Effect of a nurse team coordinator on outcomes for hospitalized medicine patients.

Category Primary study
JournalThe American journal of medicine
Year 2005
PURPOSE: Several randomized trials have found that discharge planning improves outcomes for hospitalized patients. We do not know if adding a clinical nurse specialist (CNS) to physician teams in hospitals that already have discharge planning services makes a difference. METHODS: In 2 teaching hospitals, patients were randomly assigned to regular hospital care or care with a clinical nurse specialist.
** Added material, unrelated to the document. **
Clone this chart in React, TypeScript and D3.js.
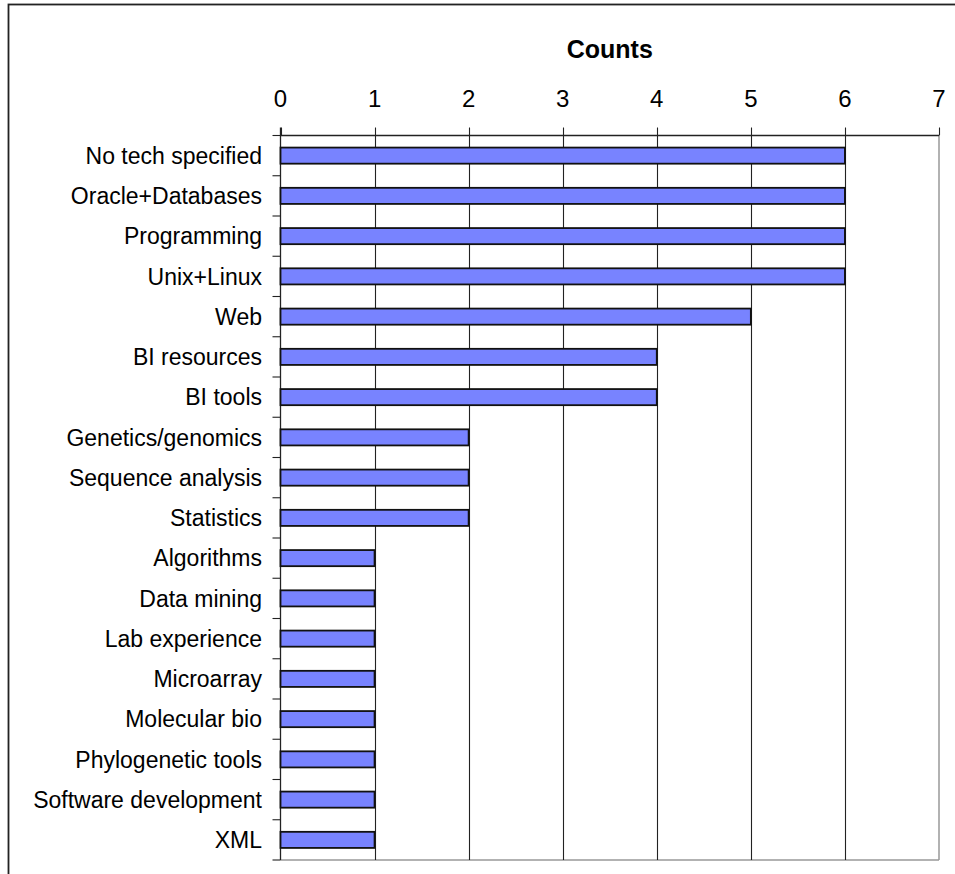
import React from "react";
import * as d3 from "d3";

const categories = [
  "No tech specified",
  "Oracle+Databases",
  "Programming",
  "Unix+Linux",
  "Web",
  "BI resources",
  "BI tools",
  "Genetics/genomics",
  "Sequence analysis",
  "Statistics",
  "Algorithms",
  "Data mining",
  "Lab experience",
  "Microarray",
  "Molecular bio",
  "Phylogenetic tools",
  "Software development",
  "XML",
];
const counts = [6, 6, 6, 6, 5, 4, 4, 2, 2, 2, 1, 1, 1, 1, 1, 1, 1, 1];
const xTicks = [0, 1, 2, 3, 4, 5, 6, 7];
const axisTitle = "Counts";

const W = 955;
const H = 874;
const left = 280.5;
const right = 939;
const top = 135.5;
const bottom = 860;
const FONT = "'Liberation Sans', Arial, sans-serif";

export default function App() {
  const x = d3.scaleLinear().domain([0, 7]).range([left, right]);
  const y = d3
    .scaleBand<string>()
    .domain(categories)
    .range([top, bottom])
    .paddingInner(0.6)
    .paddingOuter(0.3);
  const step = y.step();
  const bandStart = (c: string) => y(c)! - y.paddingOuter() * step;

  return (
    <svg
      width={W}
      height={H}
      style={{ position: "absolute", left: 0, top: 0, background: "#fff" }}
      fontFamily={FONT}
    >
      {/* outer chart border (clipped right/bottom) */}
      <rect x={8.5} y={4.5} width={W + 10} height={H + 10} fill="#fff" stroke="#222" strokeWidth={1.8} />

      {/* plot border right & bottom */}
      <line x1={right} x2={right} y1={top} y2={bottom} stroke="#999" strokeWidth={1.5} />
      <line x1={left} x2={right} y1={bottom} y2={bottom} stroke="#999" strokeWidth={1.5} />

      {/* vertical gridlines */}
      {xTicks.slice(1, -1).map((t) => (
        <line key={"g" + t} x1={Math.round(x(t)) + 0.5} x2={Math.round(x(t)) + 0.5} y1={top} y2={bottom} stroke="#222" strokeWidth={1.1} />
      ))}

      {/* top axis */}
      <line x1={left} x2={right} y1={top} y2={top} stroke="#222" strokeWidth={1.3} />
      {xTicks.map((t) => (
        <g key={"t" + t}>
          <line x1={Math.round(x(t)) + 0.5} x2={Math.round(x(t)) + 0.5} y1={top - 8} y2={top} stroke="#222" strokeWidth={1.1} />
          <text x={x(t)} y={107} textAnchor="middle" fontSize={24} fill="#000">
            {t}
          </text>
        </g>
      ))}
      <text x={(left + right) / 2} y={58} textAnchor="middle" fontSize={25} fontWeight="bold" fill="#000">
        {axisTitle}
      </text>

      {/* left axis */}
      <line x1={left} x2={left} y1={top - 8} y2={bottom} stroke="#222" strokeWidth={1.3} />
      {categories.map((c, i) => (
        <line key={"lt" + i} x1={left - 8} x2={left} y1={bandStart(c)} y2={bandStart(c)} stroke="#222" strokeWidth={1.1} />
      ))}
      <line x1={left - 8} x2={left} y1={bottom} y2={bottom} stroke="#222" strokeWidth={1.1} />

      {/* bars */}
      {categories.map((c, i) => (
        <rect
          key={"b" + i}
          x={x(0)}
          y={y(c)!}
          width={x(counts[i]) - x(0)}
          height={y.bandwidth()}
          fill="#7883ff"
          stroke="#111"
          strokeWidth={1.8}
        />
      ))}

      {/* category labels */}
      {categories.map((c, i) => (
        <text
          key={"l" + i}
          x={262}
          y={y(c)! + y.bandwidth() / 2}
          dy="0.36em"
          textAnchor="end"
          fontSize={23}
          fill="#000"
        >
          {c}
        </text>
      ))}
    </svg>
  );
}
The clinical nurse specialist facilitated hospital care by retrieving preadmission information, arranging in-hospital consultations and investigations, organizing postdischarge follow-up visits, and checking up on patients postdischarge with a telephone call. In-hospital outcomes included mortality and length of stay. Postdischarge outcomes included time to readmission or death, patient satisfaction, and the risk of adverse event. Adverse events were poor outcomes due to medical care rather than the natural history of disease. RESULTS: A total of 620 sequential patients were randomized (CNS n = 307, control n = 313), of which 361 were followed after discharge from hospital (CNS n = 175, control n = 186). The groups were similar for the probability of in-hospital death (CNS 9.3% vs control 9.7%) or being discharged to the community (58.0% vs 60.0%). The groups did not differ for postdischarge outcomes including readmission or death (21.6% vs 15.6%; P = 0.16) or risk of adverse event (23.6% vs 22.8%). Mean [SD] patient ratings of overall quality of care on a scale of 10 was higher in the clinical nurse specialist group (8.2 [2.2] vs 7.6 [2.4]; P = 0.052). CONCLUSION: The addition of a clinical nurse specialist to a medical team improved patient satisfaction but did not impact hospital efficiency or patient safety.